■ What the exercise asks ■
Leave out the pictures, then reproduce the rest of the material exactly.

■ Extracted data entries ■
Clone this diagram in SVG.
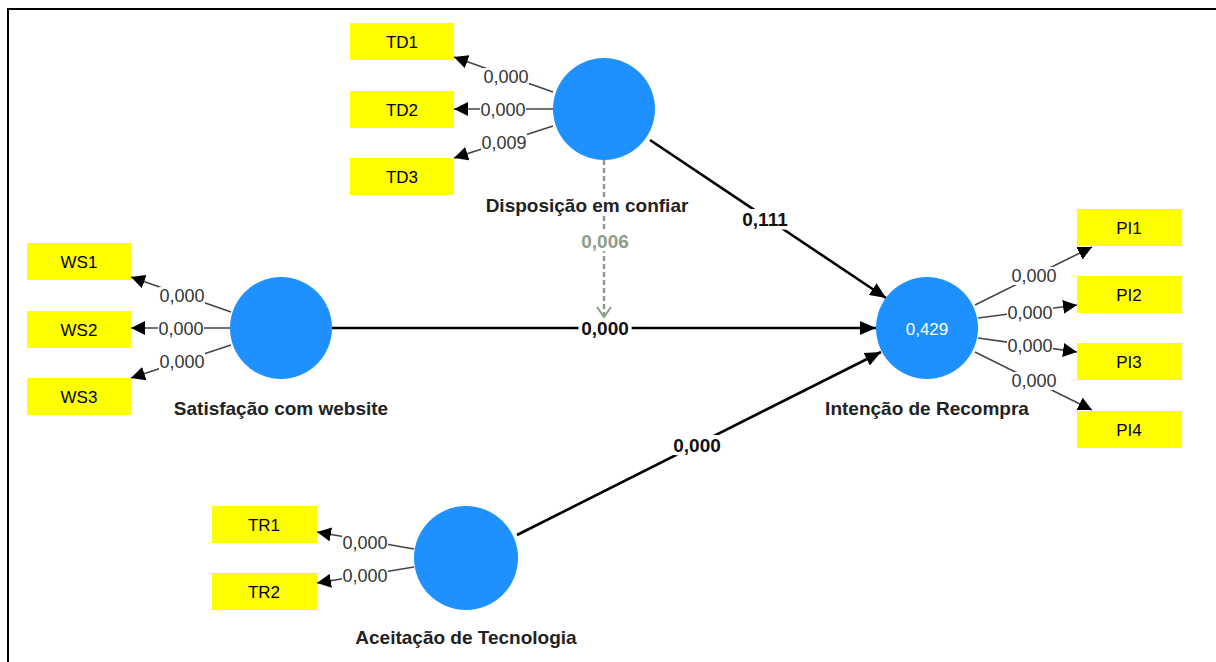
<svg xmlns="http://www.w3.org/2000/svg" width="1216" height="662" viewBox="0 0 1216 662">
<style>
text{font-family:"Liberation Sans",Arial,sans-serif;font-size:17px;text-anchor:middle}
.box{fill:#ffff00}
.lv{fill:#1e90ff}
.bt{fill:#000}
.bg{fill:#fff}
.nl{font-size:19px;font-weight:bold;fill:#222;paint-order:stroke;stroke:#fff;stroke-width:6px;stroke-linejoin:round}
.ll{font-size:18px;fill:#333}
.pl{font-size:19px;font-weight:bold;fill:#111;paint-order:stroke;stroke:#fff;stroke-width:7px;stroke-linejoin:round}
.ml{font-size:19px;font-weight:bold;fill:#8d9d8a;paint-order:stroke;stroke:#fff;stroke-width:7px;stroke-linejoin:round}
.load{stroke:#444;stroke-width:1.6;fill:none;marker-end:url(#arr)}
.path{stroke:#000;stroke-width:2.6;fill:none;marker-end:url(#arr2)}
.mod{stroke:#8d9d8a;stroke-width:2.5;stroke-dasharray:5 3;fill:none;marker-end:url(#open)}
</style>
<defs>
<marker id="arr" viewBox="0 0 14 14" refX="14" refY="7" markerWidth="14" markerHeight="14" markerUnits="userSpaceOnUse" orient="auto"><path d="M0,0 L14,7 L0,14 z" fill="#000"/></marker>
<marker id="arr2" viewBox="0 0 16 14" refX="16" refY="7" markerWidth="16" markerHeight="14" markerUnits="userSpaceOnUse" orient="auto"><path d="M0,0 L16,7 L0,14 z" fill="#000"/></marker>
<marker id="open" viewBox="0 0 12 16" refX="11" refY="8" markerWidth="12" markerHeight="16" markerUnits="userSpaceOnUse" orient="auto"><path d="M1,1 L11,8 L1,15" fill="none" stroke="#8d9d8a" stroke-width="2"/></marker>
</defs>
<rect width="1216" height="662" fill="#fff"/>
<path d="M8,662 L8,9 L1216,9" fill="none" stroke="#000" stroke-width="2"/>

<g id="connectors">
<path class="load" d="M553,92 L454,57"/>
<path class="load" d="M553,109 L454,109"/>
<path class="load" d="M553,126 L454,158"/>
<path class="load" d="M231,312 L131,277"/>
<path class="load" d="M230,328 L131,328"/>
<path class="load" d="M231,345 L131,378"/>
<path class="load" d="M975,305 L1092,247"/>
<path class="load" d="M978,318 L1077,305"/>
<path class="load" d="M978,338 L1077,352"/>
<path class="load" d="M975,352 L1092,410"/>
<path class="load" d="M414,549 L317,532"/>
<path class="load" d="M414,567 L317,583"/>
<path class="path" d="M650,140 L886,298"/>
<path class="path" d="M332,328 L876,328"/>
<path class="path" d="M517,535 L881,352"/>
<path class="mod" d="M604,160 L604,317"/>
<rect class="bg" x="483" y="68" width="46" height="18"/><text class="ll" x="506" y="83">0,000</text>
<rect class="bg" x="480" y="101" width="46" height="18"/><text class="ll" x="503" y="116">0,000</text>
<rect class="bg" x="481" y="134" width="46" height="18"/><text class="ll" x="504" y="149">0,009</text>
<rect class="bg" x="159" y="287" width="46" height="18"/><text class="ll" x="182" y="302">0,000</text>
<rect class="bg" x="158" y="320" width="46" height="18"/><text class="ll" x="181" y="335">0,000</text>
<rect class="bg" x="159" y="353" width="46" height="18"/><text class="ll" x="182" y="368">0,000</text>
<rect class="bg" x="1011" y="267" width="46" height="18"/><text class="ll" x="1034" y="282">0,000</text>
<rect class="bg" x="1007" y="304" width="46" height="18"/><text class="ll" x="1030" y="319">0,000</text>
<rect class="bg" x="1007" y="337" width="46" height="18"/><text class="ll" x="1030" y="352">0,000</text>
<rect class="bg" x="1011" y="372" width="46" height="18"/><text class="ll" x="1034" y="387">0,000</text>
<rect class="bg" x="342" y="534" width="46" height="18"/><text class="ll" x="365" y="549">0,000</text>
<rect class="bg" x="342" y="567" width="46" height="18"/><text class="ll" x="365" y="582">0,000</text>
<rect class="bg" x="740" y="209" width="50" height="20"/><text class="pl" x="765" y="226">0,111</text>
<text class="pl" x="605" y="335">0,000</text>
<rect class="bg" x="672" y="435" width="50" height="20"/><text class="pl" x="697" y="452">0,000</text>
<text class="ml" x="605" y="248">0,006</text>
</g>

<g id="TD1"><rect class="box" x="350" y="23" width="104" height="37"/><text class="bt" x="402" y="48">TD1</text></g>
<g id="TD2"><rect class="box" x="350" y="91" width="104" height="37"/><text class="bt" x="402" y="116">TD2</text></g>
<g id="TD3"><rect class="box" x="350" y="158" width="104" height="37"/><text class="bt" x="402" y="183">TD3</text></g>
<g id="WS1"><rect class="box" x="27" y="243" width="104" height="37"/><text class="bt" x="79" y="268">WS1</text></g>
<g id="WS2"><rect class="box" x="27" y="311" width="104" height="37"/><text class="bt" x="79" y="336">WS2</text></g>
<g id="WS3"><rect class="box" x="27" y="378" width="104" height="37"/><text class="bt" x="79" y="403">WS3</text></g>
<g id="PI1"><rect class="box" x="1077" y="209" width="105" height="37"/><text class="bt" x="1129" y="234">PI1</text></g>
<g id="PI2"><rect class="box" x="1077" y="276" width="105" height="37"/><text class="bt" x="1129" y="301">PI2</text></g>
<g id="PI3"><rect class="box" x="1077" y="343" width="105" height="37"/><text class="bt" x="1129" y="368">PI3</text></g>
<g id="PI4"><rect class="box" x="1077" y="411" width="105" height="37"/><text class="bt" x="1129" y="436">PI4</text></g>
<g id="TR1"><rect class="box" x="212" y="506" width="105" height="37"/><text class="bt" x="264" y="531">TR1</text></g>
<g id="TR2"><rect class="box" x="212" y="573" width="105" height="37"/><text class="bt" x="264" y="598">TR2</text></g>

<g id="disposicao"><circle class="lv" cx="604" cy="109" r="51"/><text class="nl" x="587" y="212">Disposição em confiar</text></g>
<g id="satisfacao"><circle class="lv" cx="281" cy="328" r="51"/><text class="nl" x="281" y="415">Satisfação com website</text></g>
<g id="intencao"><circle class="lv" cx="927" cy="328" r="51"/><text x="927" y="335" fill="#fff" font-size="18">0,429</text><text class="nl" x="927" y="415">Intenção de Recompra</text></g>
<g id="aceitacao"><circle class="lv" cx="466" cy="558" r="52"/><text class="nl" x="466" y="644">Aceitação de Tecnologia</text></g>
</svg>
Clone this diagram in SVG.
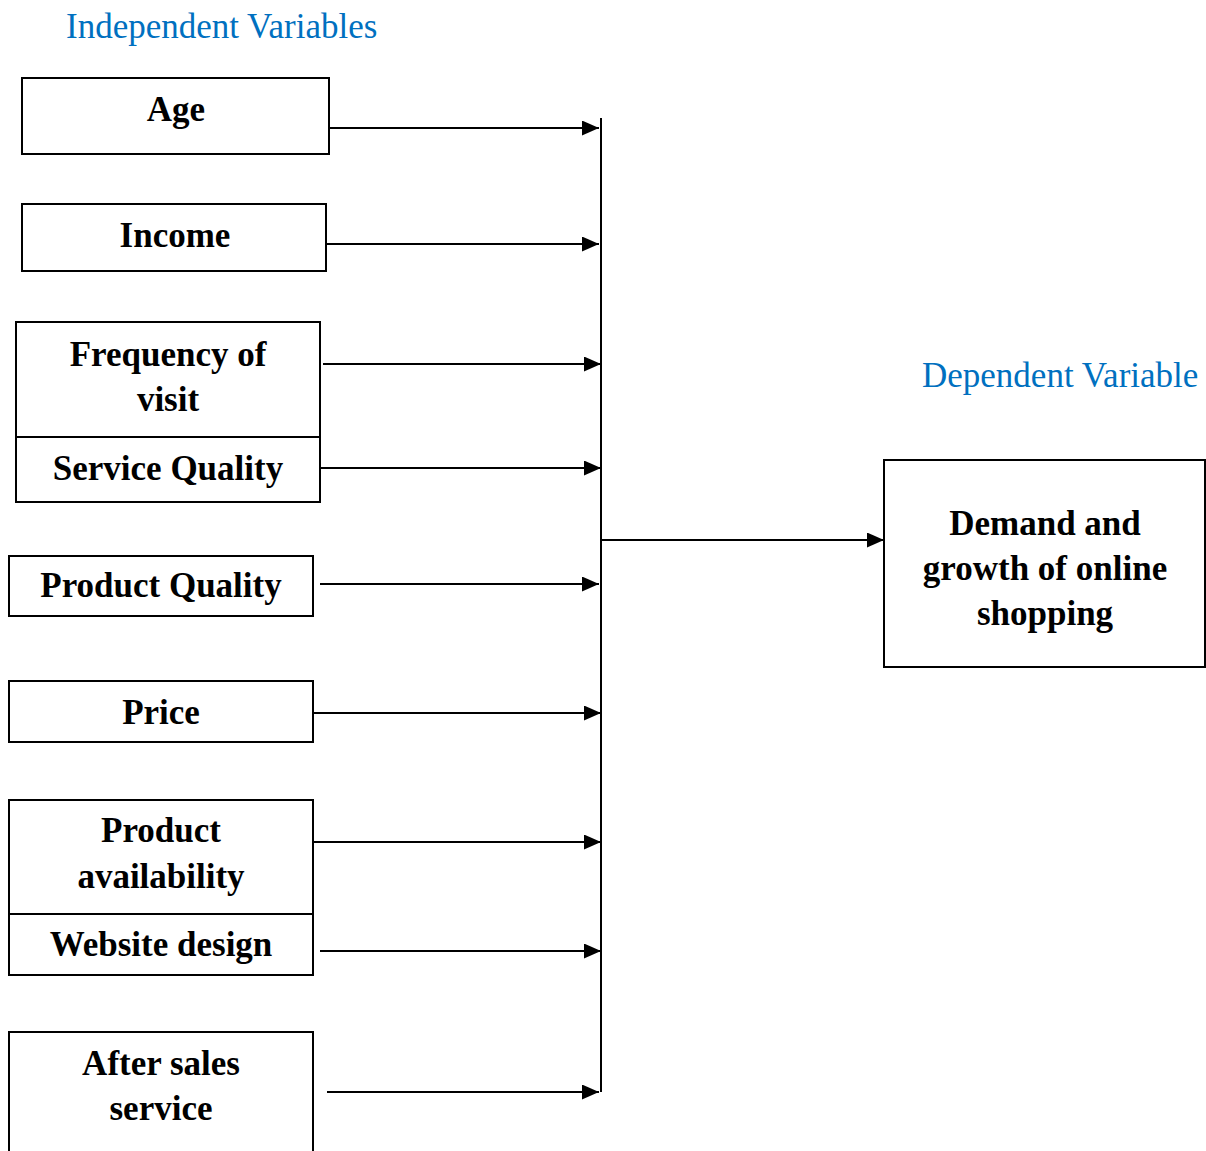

■ Output for this task ■
Clone this diagram in SVG.
<svg xmlns="http://www.w3.org/2000/svg" width="1216" height="662" viewBox="0 0 1216 662">
<style>
text{font-family:"Liberation Sans",Arial,sans-serif;font-size:17px;text-anchor:middle}
.box{fill:#ffff00}
.lv{fill:#1e90ff}
.bt{fill:#000}
.bg{fill:#fff}
.nl{font-size:19px;font-weight:bold;fill:#222;paint-order:stroke;stroke:#fff;stroke-width:6px;stroke-linejoin:round}
.ll{font-size:18px;fill:#333}
.pl{font-size:19px;font-weight:bold;fill:#111;paint-order:stroke;stroke:#fff;stroke-width:7px;stroke-linejoin:round}
.ml{font-size:19px;font-weight:bold;fill:#8d9d8a;paint-order:stroke;stroke:#fff;stroke-width:7px;stroke-linejoin:round}
.load{stroke:#444;stroke-width:1.6;fill:none;marker-end:url(#arr)}
.path{stroke:#000;stroke-width:2.6;fill:none;marker-end:url(#arr2)}
.mod{stroke:#8d9d8a;stroke-width:2.5;stroke-dasharray:5 3;fill:none;marker-end:url(#open)}
</style>
<defs>
<marker id="arr" viewBox="0 0 14 14" refX="14" refY="7" markerWidth="14" markerHeight="14" markerUnits="userSpaceOnUse" orient="auto"><path d="M0,0 L14,7 L0,14 z" fill="#000"/></marker>
<marker id="arr2" viewBox="0 0 16 14" refX="16" refY="7" markerWidth="16" markerHeight="14" markerUnits="userSpaceOnUse" orient="auto"><path d="M0,0 L16,7 L0,14 z" fill="#000"/></marker>
<marker id="open" viewBox="0 0 12 16" refX="11" refY="8" markerWidth="12" markerHeight="16" markerUnits="userSpaceOnUse" orient="auto"><path d="M1,1 L11,8 L1,15" fill="none" stroke="#8d9d8a" stroke-width="2"/></marker>
</defs>
<rect width="1216" height="662" fill="#fff"/>
<path d="M8,662 L8,9 L1216,9" fill="none" stroke="#000" stroke-width="2"/>

<g id="connectors">
<path class="load" d="M553,92 L454,57"/>
<path class="load" d="M553,109 L454,109"/>
<path class="load" d="M553,126 L454,158"/>
<path class="load" d="M231,312 L131,277"/>
<path class="load" d="M230,328 L131,328"/>
<path class="load" d="M231,345 L131,378"/>
<path class="load" d="M975,305 L1092,247"/>
<path class="load" d="M978,318 L1077,305"/>
<path class="load" d="M978,338 L1077,352"/>
<path class="load" d="M975,352 L1092,410"/>
<path class="load" d="M414,549 L317,532"/>
<path class="load" d="M414,567 L317,583"/>
<path class="path" d="M650,140 L886,298"/>
<path class="path" d="M332,328 L876,328"/>
<path class="path" d="M517,535 L881,352"/>
<path class="mod" d="M604,160 L604,317"/>
<rect class="bg" x="483" y="68" width="46" height="18"/><text class="ll" x="506" y="83">0,000</text>
<rect class="bg" x="480" y="101" width="46" height="18"/><text class="ll" x="503" y="116">0,000</text>
<rect class="bg" x="481" y="134" width="46" height="18"/><text class="ll" x="504" y="149">0,009</text>
<rect class="bg" x="159" y="287" width="46" height="18"/><text class="ll" x="182" y="302">0,000</text>
<rect class="bg" x="158" y="320" width="46" height="18"/><text class="ll" x="181" y="335">0,000</text>
<rect class="bg" x="159" y="353" width="46" height="18"/><text class="ll" x="182" y="368">0,000</text>
<rect class="bg" x="1011" y="267" width="46" height="18"/><text class="ll" x="1034" y="282">0,000</text>
<rect class="bg" x="1007" y="304" width="46" height="18"/><text class="ll" x="1030" y="319">0,000</text>
<rect class="bg" x="1007" y="337" width="46" height="18"/><text class="ll" x="1030" y="352">0,000</text>
<rect class="bg" x="1011" y="372" width="46" height="18"/><text class="ll" x="1034" y="387">0,000</text>
<rect class="bg" x="342" y="534" width="46" height="18"/><text class="ll" x="365" y="549">0,000</text>
<rect class="bg" x="342" y="567" width="46" height="18"/><text class="ll" x="365" y="582">0,000</text>
<rect class="bg" x="740" y="209" width="50" height="20"/><text class="pl" x="765" y="226">0,111</text>
<text class="pl" x="605" y="335">0,000</text>
<rect class="bg" x="672" y="435" width="50" height="20"/><text class="pl" x="697" y="452">0,000</text>
<text class="ml" x="605" y="248">0,006</text>
</g>

<g id="TD1"><rect class="box" x="350" y="23" width="104" height="37"/><text class="bt" x="402" y="48">TD1</text></g>
<g id="TD2"><rect class="box" x="350" y="91" width="104" height="37"/><text class="bt" x="402" y="116">TD2</text></g>
<g id="TD3"><rect class="box" x="350" y="158" width="104" height="37"/><text class="bt" x="402" y="183">TD3</text></g>
<g id="WS1"><rect class="box" x="27" y="243" width="104" height="37"/><text class="bt" x="79" y="268">WS1</text></g>
<g id="WS2"><rect class="box" x="27" y="311" width="104" height="37"/><text class="bt" x="79" y="336">WS2</text></g>
<g id="WS3"><rect class="box" x="27" y="378" width="104" height="37"/><text class="bt" x="79" y="403">WS3</text></g>
<g id="PI1"><rect class="box" x="1077" y="209" width="105" height="37"/><text class="bt" x="1129" y="234">PI1</text></g>
<g id="PI2"><rect class="box" x="1077" y="276" width="105" height="37"/><text class="bt" x="1129" y="301">PI2</text></g>
<g id="PI3"><rect class="box" x="1077" y="343" width="105" height="37"/><text class="bt" x="1129" y="368">PI3</text></g>
<g id="PI4"><rect class="box" x="1077" y="411" width="105" height="37"/><text class="bt" x="1129" y="436">PI4</text></g>
<g id="TR1"><rect class="box" x="212" y="506" width="105" height="37"/><text class="bt" x="264" y="531">TR1</text></g>
<g id="TR2"><rect class="box" x="212" y="573" width="105" height="37"/><text class="bt" x="264" y="598">TR2</text></g>

<g id="disposicao"><circle class="lv" cx="604" cy="109" r="51"/><text class="nl" x="587" y="212">Disposição em confiar</text></g>
<g id="satisfacao"><circle class="lv" cx="281" cy="328" r="51"/><text class="nl" x="281" y="415">Satisfação com website</text></g>
<g id="intencao"><circle class="lv" cx="927" cy="328" r="51"/><text x="927" y="335" fill="#fff" font-size="18">0,429</text><text class="nl" x="927" y="415">Intenção de Recompra</text></g>
<g id="aceitacao"><circle class="lv" cx="466" cy="558" r="52"/><text class="nl" x="466" y="644">Aceitação de Tecnologia</text></g>
</svg>
Clone this diagram in SVG.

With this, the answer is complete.